For baked-on spills and burnt-on grease, you can go two ways. First one takes more time and effort, but it’s much more environmentally friendly and not dangerous. Second one is quicker and effective, but it involves potentially toxic chemicals.

Removing stains with baking soda

Measure out three tablespoons of baking soda into an empty spray bottle, then fill with water and mix the solution until all of the baking soda has dissolved

Spray the offending areas on the top and side of the oven and leave overnight. The next day, the grease deposits should have come unstuck and began to slide to the oven floor. Wipe up the residue from the bottom of the oven with a damp cloth. If grease persists, repeat the process between meals (again, ensuring the oven is cold)

The effectiveness of this solution hangs on making sure the baking soda is wet, and giving it enough time to dissolve off the grease.

baking soda oven cleaning

Using specialized oven cleaner

Baked-on stains are no match for professional kitchen cleaning products. However, when using these make sure to wear gloves to protect your skin from exposure to harsh, potentially toxic chemicals. There is a variety of fast-acting, heavy-duty cleaners that work great.

Professional oven cleaning supplies are not cheap though, and they usually have to be purchased in bulk. Apart from being expensive, chemical cleaners have other downsides: caustic oven cleaners may be great for degreasing and shifting baked-in grime but they are corrosive and potentially toxic.

Make sure to use products that are recommended by your oven manufacturer, and also to read the warning label and follow the instructions.

Commercial Convection Oven Maintenance

Regular maintenance will keep your equipment in good shape and make them last longer. Here are few things that you can do yourself or train your staff to do in addition to cleaning to keep your cooking equipment in the best shape possible

Removing back baffle plate

Convection ovens have a baffle, or a diffuser plate that encases the convection fan, typically located on the rear wall of the oven cavity. Grease can build up behind baffle plate, so you need to take it out and clean behind it at least once a week.

It is usually held in place by 4 screws, so you need to undo them in order to remove fan baffle. Clean fan baffle with mild anti-bacterial detergent, hot water solution and a soft bristled brush. Dry the fan baffle thoroughly with a soft dry cloth before re-fitting.

Check the condition of door gasket

Visually inspect the gasket for any damage, such as tears, cracks or permanently compressed areas. To test the gasket seal, close a piece of paper or a currency bill between the gasket and the front of the oven.
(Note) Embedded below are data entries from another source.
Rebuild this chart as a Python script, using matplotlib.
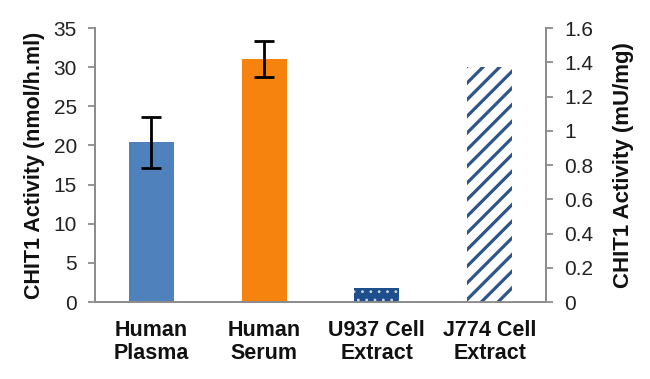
import numpy as np
import matplotlib.pyplot as plt

plt.rcParams['font.family'] = ['Liberation Sans', 'DejaVu Sans']

categories = ['Human\nPlasma', 'Human\nSerum', 'U937 Cell\nExtract', 'J774 Cell\nExtract']

# left axis (nmol/h.ml)
left_vals = [20.4, 31.1]
left_err = [3.3, 2.3]
# right axis (mU/mg)
right_vals = [0.085, 1.37]

left_ticks = [0, 5, 10, 15, 20, 25, 30, 35]
right_ticks = [0, 0.2, 0.4, 0.6, 0.8, 1, 1.2, 1.4, 1.6]
right_ticklabels = ['0', '0.2', '0.4', '0.6', '0.8', '1', '1.2', '1.4', '1.6']

grey = '#8c8c8c'
x = np.arange(len(categories))
w = 0.4

fig = plt.figure(figsize=(6.5, 3.79), dpi=100)
ax = fig.add_axes([0.146, 0.203, 0.694, 0.723])
ax2 = ax.twinx()

ax.bar(x[0], left_vals[0], w, color='#4f81bd', zorder=2)
ax.bar(x[1], left_vals[1], w, color='#f7830f', zorder=2)
ax.errorbar(x[:2], left_vals, yerr=left_err, fmt='none', ecolor='black',
            elinewidth=2, capsize=7, capthick=2, zorder=3)

# hatch linewidth is picked up when the patch is made
plt.rcParams['hatch.linewidth'] = 0.8
ax2.bar(x[2], right_vals[0], w, color='#1f4e8c', edgecolor='#c8d4e6',
        hatch='..', linewidth=0)
plt.rcParams['hatch.linewidth'] = 2.3
ax2.bar(x[3], right_vals[1], w, color='white', edgecolor='#2d5587',
        hatch='//', linewidth=0)

ax.set_xlim(-0.5, 3.5)
ax.set_ylim(0, 35)
ax2.set_ylim(0, 1.6)
ax.set_yticks(left_ticks)
ax2.set_yticks(right_ticks)
ax2.set_yticklabels(right_ticklabels)
ax.set_xticks(x)
ax.set_xticklabels(categories, fontsize=15.5, fontweight='bold', linespacing=1.1)

for a in (ax, ax2):
    a.spines['top'].set_visible(False)
    for s in ('left', 'right', 'bottom'):
        a.spines[s].set_color(grey)
        a.spines[s].set_linewidth(1.3)
    a.tick_params(axis='y', colors=grey, labelcolor='#222222', labelsize=15,
                  length=5, width=1.3, pad=8)
ax.tick_params(axis='x', length=0, pad=13, labelcolor='#111111')

ax.set_ylabel('CHIT1 Activity (nmol/h.ml)', fontsize=15.5, fontweight='bold',
              color='#111111', labelpad=6)
ax2.set_ylabel('CHIT1 Activity (mU/mg)', fontsize=16, fontweight='bold',
               color='#111111', labelpad=14)

fig.savefig('out.png', dpi=100)
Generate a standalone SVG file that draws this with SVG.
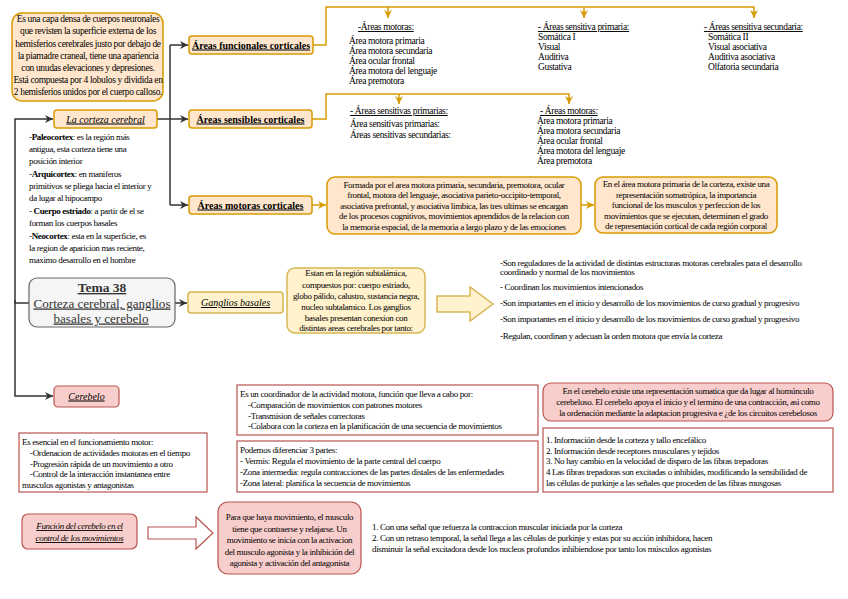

You should feel the resistance when trying to pull the paper out with the doors closed. Do this check in several areas around the door.

Inspect the cooling fans

All commercial ovens are equipped with cooling fans that help keep the temperature controller and other electronics cool. Cooling fan can be either underneath the lower panel, or in the back of the side control box. Shut the power off and take your side panel, or bottom panel off, then clean the fan with a brush.

While self-maintenance on a daily and weekly basis is sufficient, having a professional check on your appliances and test for issues at least quarterly saves your kitchen from future disasters or equipment malfunctioning.

Disclaimer: This article is for informational purposes only. If you have issues with your kitchen equipment performance or questions about maintenance, we strongly recommend contacting a local authorized service agent who can help with your specific unit and all your commercial kitchen equipment questions.